Osservando la ripartizione per anno – scrive il Centro Studi Impresa Lavoro -, si osserva come la crisi economica italiana abbia comportato negli ultimi anni una significativa contrazione delle somme inviate da questi lavoratori alle loro famiglie di origine: dai 7,394 miliardi del 2011 ai 6,833 miliardi del 2012 (-7,6%) fino ai 5,533 miliardi del 2014 (-38%)”.

Limitandosi alle cifre dello scorso anno, l’analisi mostra che i lavoratori stranieri che hanno inviato più denaro al proprio Paese di origine sono stati di gran lunga i romeni (876 milioni) e i cinesi (819 milioni). Non c’è paragone con le altre etnie, visto che i terzi, i lavoratori stranieri provenienti dal Bangladesh sono stati più che doppiati (hanno inviato 360 milioni). Seguono poi i lavoratori originari delle Filippine (324 milioni), del Marocco (250), del Senegal (245), dell’India (225), del Perù (193), dello Sri Lanka (173) e dell’Ucraina (144).

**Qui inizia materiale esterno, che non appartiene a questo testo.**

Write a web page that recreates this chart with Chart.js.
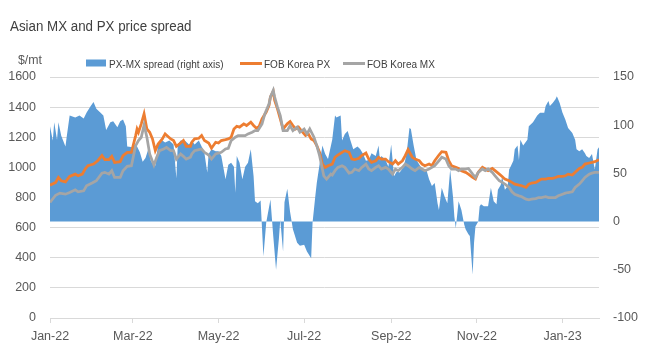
<!DOCTYPE html>
<html>
<head>
<meta charset="utf-8">
<script src="https://cdn.jsdelivr.net/npm/chart.js@4.4.0/dist/chart.umd.min.js"></script>
<style>
  html, body { margin: 0; padding: 0; background: #fff; }
</style>
</head>
<body>
<canvas id="myChart" width="652" height="353"></canvas>
<script>
// all x values are days counted from 1 Jan 2022
const tickDays = [0, 59, 120, 181, 243, 304, 365];
const tickLabels = ['Jan-22', 'Mar-22', 'May-22', 'Jul-22', 'Sep-22', 'Nov-22', 'Jan-23'];

// PX-MX spread, $/mt (right axis)
const spreadDays = [0, 2, 3, 5, 6, 8, 11, 12, 14, 18, 21, 24, 26, 29, 31, 33, 36, 38, 40, 43, 45, 48, 50, 52, 54, 55, 59,
  60, 62, 64, 66, 68, 70, 72, 75, 77, 80, 82, 85, 88, 90, 91, 93, 96, 99, 101, 103, 106, 108, 110, 112, 113, 115, 118,
  120, 122, 125, 127, 129, 131, 132, 133, 135, 137, 139, 141, 143, 145, 146, 148, 150, 152, 154, 157, 159, 161, 163,
  164, 166, 167, 169, 171, 173, 176, 178, 181, 183, 186, 187, 189, 190, 194, 196, 198, 201, 203, 204, 207, 208, 210,
  212, 214, 216, 219, 221, 223, 225, 227, 229, 232, 234, 235, 236, 239, 241, 243, 245, 247, 249, 252, 254, 256, 257,
  259, 261, 264, 266, 268, 270, 272, 274, 276, 277, 279, 281, 283, 285, 287, 288, 289, 291, 293, 295, 296, 298, 299,
  301, 302, 303, 305, 306, 307, 309, 312, 314, 315, 316, 318, 319, 321, 322, 324, 326, 327, 328, 330, 331, 333, 334,
  335, 337, 340, 341, 344, 347, 349, 352, 353, 355, 356, 358, 360, 361, 363, 365, 367, 369, 372, 374, 375, 377, 379,
  381, 382, 384, 386, 388, 390, 391];
const spreadValues = [99, 84, 103, 85, 103, 89, 78, 89, 110, 108, 110, 107, 113, 120, 124, 117, 113, 110, 95, 103, 104, 98, 104, 106, 99, 78, 77,
  80, 78, 72, 62, 66, 75, 62, 58, 80, 84, 82, 84, 80, 45, 80, 84, 84, 80, 84, 80, 84, 78, 71, 51, 70, 75, 73,
  73, 68, 44, 59, 61, 57, 30, 68, 61, 44, 57, 61, 75, 47, 21, 19, 22, -36, -1, 23, -15, -50, -18,
  2, -31, 20, 34, 10, -8, -22, -25, -24, -31, -38, -1, 27, 40, 79, 70, 65, 85, 110, 108, 110, 84, 91,
  94, 84, 75, 78, 75, 70, 63, 64, 71, 68, 79, 63, 68, 64, 57, 80, 47, 52, 51, 57, 71, 97, 96,
  79, 64, 57, 54, 54, 44, 37, 40, 19, 12, 35, 26, 19, 54, 26, 5, -7, 21, 12, -3, -8, -13, -15,
  -55, -22, -5, 0, 16, 18, 16, 16, 35, 28, 21, 18, 33, 38, 47, 33, 37, 54, 57, 63, 75, 79, 64,
  85, 79, 85, 99, 103, 110, 113, 113, 120, 125, 120, 123, 127, 130, 123, 113, 106, 97, 92, 85, 75, 73, 75,
  71, 68, 66, 70, 54, 75, 77];

// FOB Korea PX, $/mt
const pxDays = [0, 4, 6, 8, 11, 14, 18, 20, 23, 25, 27, 31, 34, 37, 39, 42, 44, 46, 50, 52, 55, 58, 61, 62, 63, 65, 67,
  69, 71, 73, 75, 77, 80, 82, 86, 88, 90, 93, 95, 97, 100, 101, 103, 106, 108, 110, 113, 115, 118, 120, 122, 125,
  127, 129, 131, 133, 135, 138, 140, 143, 145, 147, 149, 151, 154, 156, 157, 159, 160, 162, 164, 166, 169, 171,
  173, 175, 177, 179, 182, 184, 186, 188, 190, 192, 194, 196, 198, 201, 203, 205, 208, 210, 213, 215, 217, 220,
  222, 225, 227, 229, 232, 234, 236, 239, 241, 244, 246, 248, 251, 253, 255, 258, 260, 263, 265, 267, 270, 272,
  274, 277, 279, 282, 284, 286, 289, 291, 293, 296, 298, 301, 303, 305, 308, 310, 312, 315, 317, 320, 322, 324,
  327, 329, 331, 334, 336, 339, 341, 343, 346, 348, 350, 353, 355, 358, 360, 362, 365, 367, 369, 372, 374, 377,
  379, 381, 384, 386, 388, 391];
const pxPrice = [882, 900, 933, 911, 904, 940, 955, 944, 955, 989, 1011, 1022, 1044, 1078, 1051, 1051, 1073, 1033, 1038, 1078, 1100, 1100, 1211, 1255, 1233, 1289, 1355,
  1255, 1233, 1189, 1111, 1155, 1189, 1222, 1189, 1178, 1140, 1162, 1178, 1140, 1140, 1167, 1189, 1193, 1211, 1178, 1162, 1127, 1167, 1162, 1178, 1184,
  1189, 1200, 1255, 1273, 1267, 1289, 1278, 1300, 1278, 1260, 1273, 1322, 1367, 1411, 1467, 1504, 1444, 1389, 1322, 1255, 1289, 1304,
  1278, 1255, 1267, 1244, 1211, 1222, 1189, 1178, 1144, 1100, 1022, 1000, 1011, 1022, 1067, 1082, 1100, 1111, 1100, 1055, 1051, 1060,
  1078, 1095, 1055, 1033, 1044, 1067, 1055, 1055, 1038, 1022, 1044, 1022, 1044, 1078, 1118, 1067, 1055, 1044, 1022, 1011, 1022, 1011,
  1044, 1082, 1104, 1100, 1044, 1011, 1000, 993, 978, 967, 955, 933, 922, 967, 1000, 989, 978, 993, 978, 955, 940, 922,
  911, 900, 889, 882, 878, 867, 889, 896, 900, 911, 922, 922, 927, 927, 933, 940, 940, 944, 955, 949, 967, 993,
  1000, 1022, 1029, 1033, 1038, 1051];

// FOB Korea MX, $/mt
const mxDays = [0, 4, 7, 11, 14, 18, 20, 24, 26, 30, 33, 37, 39, 42, 44, 46, 50, 52, 55, 58, 61, 63, 65, 67, 69, 71, 74,
  76, 78, 81, 83, 86, 88, 90, 93, 95, 97, 100, 101, 103, 106, 108, 110, 113, 115, 118, 120, 122, 125, 127, 129, 132,
  134, 137, 139, 141, 144, 146, 148, 151, 153, 156, 157, 159, 160, 162, 164, 166, 169, 171, 173, 176, 178, 181,
  183, 185, 188, 190, 192, 195, 197, 200, 201, 203, 205, 208, 210, 213, 215, 217, 220, 222, 225, 227, 229, 232,
  234, 236, 239, 241, 244, 246, 248, 251, 253, 255, 258, 260, 263, 265, 267, 270, 272, 274, 277, 279, 282, 284,
  286, 289, 291, 293, 296, 298, 301, 303, 305, 308, 310, 312, 315, 317, 320, 322, 324, 327, 329, 331, 334, 336,
  339, 341, 343, 346, 348, 350, 353, 355, 358, 360, 362, 365, 367, 369, 372, 374, 377, 379, 381, 384, 386, 388, 391];
const mxPrice = [767, 815, 829, 822, 833, 851, 838, 844, 878, 896, 911, 962, 967, 955, 978, 933, 933, 978, 1007, 1011, 1144, 1178, 1200, 1282, 1200, 1089, 1015,
  1067, 1111, 1122, 1133, 1111, 1111, 1055, 1089, 1073, 1055, 1067, 1089, 1111, 1118, 1122, 1100, 1082, 1055, 1089, 1095, 1100, 1122, 1127, 1178, 1200,
  1211, 1211, 1211, 1222, 1233, 1244, 1244, 1289, 1355, 1422, 1467, 1511, 1467, 1400, 1344, 1244, 1244, 1278, 1244, 1267, 1233, 1255,
  1222, 1255, 1200, 1144, 1078, 944, 922, 955, 949, 978, 1000, 1011, 1000, 962, 967, 989, 978, 1000, 1022, 989, 978, 1000,
  1011, 989, 1000, 989, 955, 989, 978, 1000, 1022, 1011, 989, 978, 1000, 989, 978, 989, 1000, 1011, 1044, 1067, 1055, 1011,
  989, 989, 978, 989, 989, 993, 955, 933, 967, 989, 978, 989, 967, 944, 911, 900, 889, 867, 838, 822, 811, 805,
  789, 784, 789, 793, 800, 800, 805, 800, 800, 800, 811, 822, 829, 833, 838, 867, 889, 911, 933, 955, 962, 967, 967];

const titleText = 'Asian MX and PX price spread';
const unitText = '$/mt';

function toPoints(days, values) {
    return days.map((d, i) => ({ x: d, y: values[i] }));
}

const FONT = '"Liberation Sans", Arial, sans-serif';

// the original uses a narrow font, so squeeze the header text a bit
function narrowText(c, text, x, y, size, squeeze) {
    c.save();
    c.font = size + 'px ' + FONT;
    c.translate(x, y);
    c.scale(squeeze, 1);
    c.fillText(text, 0, 0);
    c.restore();
}

// title, unit label and legend drawn on top of the chart
const headerPlugin = {
    id: 'header',
    afterDraw(chart) {
        const c = chart.ctx;
        c.save();
        c.textBaseline = 'alphabetic';
        c.fillStyle = '#404040';
        narrowText(c, titleText, 10, 31, 15.5, 0.86);

        c.fillStyle = '#595959';
        narrowText(c, unitText, 18, 64, 13, 0.95);

        const items = [
            { x: 86, kind: 'box', ds: chart.data.datasets[0] },
            { x: 240, kind: 'line', ds: chart.data.datasets[1] },
            { x: 343, kind: 'line', ds: chart.data.datasets[2] }
        ];
        items.forEach(it => {
            if (it.kind === 'box') {
                c.fillStyle = it.ds.backgroundColor;
                c.fillRect(it.x, 59.5, 20, 7);
            } else {
                c.strokeStyle = it.ds.borderColor;
                c.lineWidth = 3;
                c.beginPath();
                c.moveTo(it.x, 63.5);
                c.lineTo(it.x + 22, 63.5);
                c.stroke();
            }
            c.fillStyle = '#404040';
            narrowText(c, it.ds.label, it.x + (it.kind === 'box' ? 23 : 24), 67.5, 11.5, 0.87);
        });
        c.restore();
    }
};

let ctx = document.getElementById('myChart');

var myChart = new Chart(ctx, {
    type: 'line',
    data: {
        datasets: [
            {
                label: 'PX-MX spread (right axis)',
                data: toPoints(spreadDays, spreadValues),
                yAxisID: 'y1',
                backgroundColor: '#5B9BD5',
                borderWidth: 0,
                pointRadius: 0,
                fill: 'origin',
                tension: 0,
                order: 3
            },
            {
                label: 'FOB Korea PX',
                data: toPoints(pxDays, pxPrice),
                yAxisID: 'y',
                borderColor: '#ED7D31',
                borderWidth: 2.75,
                pointRadius: 0,
                fill: false,
                tension: 0,
                order: 2
            },
            {
                label: 'FOB Korea MX',
                data: toPoints(mxDays, mxPrice),
                yAxisID: 'y',
                borderColor: '#A5A5A5',
                borderWidth: 2.75,
                pointRadius: 0,
                fill: false,
                tension: 0,
                order: 1
            }
        ]
    },
    options: {
        responsive: false,
        animation: false,
        layout: { padding: { top: 77, left: 0, right: 0, bottom: 0 } },
        plugins: {
            legend: { display: false },
            title: { display: false },
            tooltip: { enabled: false }
        },
        scales: {
            x: {
                type: 'linear',
                min: 0,
                max: 391,
                afterBuildTicks: scale => { scale.ticks = tickDays.map(v => ({ value: v })); },
                afterFit: scale => { scale.height = 35; },
                grid: { drawOnChartArea: false, drawTicks: true, tickLength: 5, color: '#D9D9D9' },
                border: { color: '#D9D9D9' },
                ticks: {
                    autoSkip: false,
                    maxRotation: 0,
                    padding: 6,
                    color: '#595959',
                    font: { family: FONT, size: 12.5 },
                    callback: v => {
                        const i = tickDays.indexOf(v);
                        return i >= 0 ? tickLabels[i] : '';
                    }
                }
            },
            y: {
                position: 'left',
                min: 0,
                max: 1600,
                afterFit: scale => { scale.width = 50; },
                grid: { color: '#D9D9D9', drawTicks: false },
                border: { display: false },
                ticks: {
                    stepSize: 200,
                    padding: 14,
                    color: '#595959',
                    font: { family: FONT, size: 12.5 },
                    callback: v => String(v)
                }
            },
            y1: {
                position: 'right',
                min: -100,
                max: 150,
                afterFit: scale => { scale.width = 53; },
                grid: { display: false, drawTicks: false },
                border: { display: false },
                ticks: {
                    stepSize: 50,
                    padding: 14,
                    color: '#595959',
                    font: { family: FONT, size: 12.5 },
                    callback: v => String(v)
                }
            }
        }
    },
    plugins: [headerPlugin]
});
</script>
</body>
</html>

Secondo quanto ha rilevato il Centro Studi Impresa Lavoro, il fenomeno dei trasferimenti ai Paesi d’origine riguarda trasversalmente tute le regioni d’Italia, anche se predominano quelle nelle quali la presenza degli stranieri è più massiccia. Sempre stando al 2014, i lavoratori stranieri che hanno trasferito in più denaro sono stati quelli residenti in Lombardia (1 miliardo e 119,4 milioni), nel Lazio (985,1 milioni), in Toscana (587,1), in Emilia-Romagna (459,7), in Veneto (426,3) e in Campania (306,7).

Qualcuno potrà obiettare che si tratta di ricchezza sottratta al Paese o al territorio, ma non bisogna dimenticare la quota di Pil che i lavoratori stranieri producono per l’Italia, numeri che troppo spesso si finge di dimenticare.